I’ve had another full month of reading, racking up a total of 19 books. My enjoyment of these did vary a lot but thankfully the majority were enjoyable. This month there were three clear contenders for the rank of Book of the Month and I liked how varied they were.
The first is a classic Golden Age Detective novel called The Judas Window (1938) by Carter Dickson and I think this is a first rate court room based mystery where the reader is not conclusively sure of Answell’s guilt or innocence until the denouement of the novel when Sir Henry Merrivale reveals the solution to the case. Dickson is also adept at showing how easily a piece of evidence can be manipulated by both the prosecution and the defence. The effect witnesses can have on a case, either positively or negatively is also well depicted in this story. I also liked how this is one of the rare occasions where Merrivale is not entirely sure of himself. In addition, the final solution is up to Dickson’s usually high standards and is very ingenuous, but this does not mean Dickson overlooks characterisation and his narrative style is strong, maintaining reader interest and interjecting suspense at just the right times.
My second contender was The Hotel of the Three Roses (1936) by Augusto De Angelis, an Italian detective novel from the 1930s. This was a good introduction to De Angelis’ work and I look forward to trying more. There is a solid central mystery and the rising body count and the short time frame ensure tension builds throughout the novel. The investigator De Vincenzi is an intriguing character and overall De Angelis’ characterisation was strong, though for a modern reader the hunchback Bardi will come across as stereotyped.

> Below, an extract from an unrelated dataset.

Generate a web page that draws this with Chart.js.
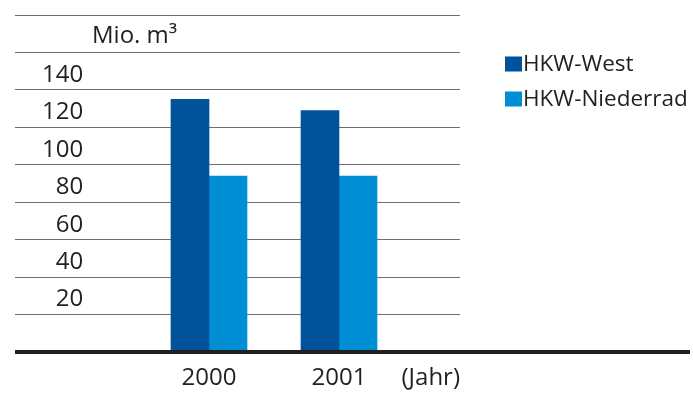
<!DOCTYPE html>
<html>
<head>
<meta charset="utf-8">
<script src="https://cdn.jsdelivr.net/npm/chart.js@4"></script>
<style>
  html, body { margin: 0; padding: 0; background: #ffffff; }
  #wrap { width: 693px; height: 393px; position: relative; }
</style>
</head>
<body>
<div id="wrap"><canvas id="c"></canvas></div>
<script>
// ---- data ----
const years = [2000, 2001];
const hkwWest = [135, 129];
const hkwNiederrad = [94, 94];
const seriesNames = ['HKW-West', 'HKW-Niederrad'];
const seriesColors = ['#00529b', '#008fd5'];
const yTickValues = [20, 40, 60, 80, 100, 120, 140];
const unitLabel = 'Mio. m\u00b3';
const axisLabel = '(Jahr)';

const FONT = '"Open Sans", "Liberation Sans", Arial, sans-serif';
const TEXT = '#231f20';

const overlay = {
  id: 'overlay',
  afterDatasetsDraw(chart) {
    const { ctx, chartArea, scales: { x, y } } = chart;
    ctx.save();
    // thick base line
    const y0 = y.getPixelForValue(0);
    ctx.fillStyle = TEXT;
    ctx.fillRect(chartArea.left, y0 - 2, 690 - chartArea.left, 4);
    // unit label
    ctx.font = '24px ' + FONT;
    ctx.fillStyle = TEXT;
    ctx.textBaseline = 'middle';
    ctx.textAlign = 'left';
    ctx.fillText(unitLabel, 92, (y.getPixelForValue(160) + y.getPixelForValue(180)) / 2 + 2);
    // axis label
    ctx.textAlign = 'right';
    ctx.fillText(axisLabel, chartArea.right, 378);
    // legend
    ctx.font = '22.5px ' + FONT;
    ctx.textAlign = 'left';
    chart.data.datasets.forEach((ds, i) => {
      const cy = 64 + i * 35;
      ctx.fillStyle = ds.backgroundColor;
      ctx.fillRect(505, cy - 7.5, 17, 15);
      ctx.fillStyle = TEXT;
      ctx.fillText(ds.label, 523, cy + 1);
    });
    ctx.restore();
  }
};

new Chart(document.getElementById('c'), {
  type: 'bar',
  data: {
    labels: years,
    datasets: [
      { label: seriesNames[0], data: hkwWest, backgroundColor: seriesColors[0], barThickness: 38 },
      { label: seriesNames[1], data: hkwNiederrad, backgroundColor: seriesColors[1], barThickness: 38 }
    ]
  },
  options: {
    responsive: true,
    maintainAspectRatio: false,
    animation: false,
    layout: { padding: { left: 15, top: 15, right: 233, bottom: 0 } },
    plugins: { legend: { display: false }, tooltip: { enabled: false } },
    scales: {
      x: {
        type: 'linear',
        offset: false,
        bounds: 'data',
        min: 1998.5077,
        max: 2001.9308,
        grid: { display: false, drawTicks: false },
        border: { display: false },
        afterBuildTicks: (s) => { s.ticks = years.map(v => ({ value: v })); },
        afterFit: (s) => { s.height = 41; s.paddingLeft = 0; s.paddingRight = 0; },
        ticks: {
          padding: 12,
          color: TEXT,
          font: { family: FONT, size: 24 },
          callback: (v) => String(v)
        }
      },
      y: {
        min: 0,
        max: 180,
        grid: { color: '#6d6e70', lineWidth: 1, drawTicks: false },
        border: { display: false },
        afterFit: (s) => { s.width = 0; s.paddingTop = 0; s.paddingBottom = 0; },
        ticks: {
          stepSize: 20,
          mirror: true,
          crossAlign: 'far',
          padding: 27,
          labelOffset: -15,
          color: TEXT,
          font: { family: FONT, size: 24 },
          callback: (v) => (yTickValues.includes(v) ? String(v) : '')
        }
      }
    }
  },
  plugins: [overlay]
});
</script>
</body>
</html>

My final choice, Jane and the Wandering Eye was published the latest in 1998, but is actually set the earliest out of the three, as Stephanie Barron locates her mystery series within Regency England and has Jane Austen as her central sleuth. This is the third in the series and it does not disappoint. Barron successfully pulled me into Austen’s world (which she reflects accurately) and her investigative role is not forced. Moreover, she is definitely a character you become attached to and I liked how Barron blended fact and fiction into the novel, including real life events and people from the time period. Although you get much more than a mystery in this novel, the mystery itself is a tantalising one, which makes you suspect many of the characters.
It was a really tough choice for me to decide on the winner but in the end I finally went for Stephanie Barron’s Jane and the Wandering Eye because it was the story which hooked me the most in terms of narrative style, characters and emotions. This is a series I would strongly recommend, though I think it would be best to start from the beginning.
Over To You
Which books have you enjoyed reading this month?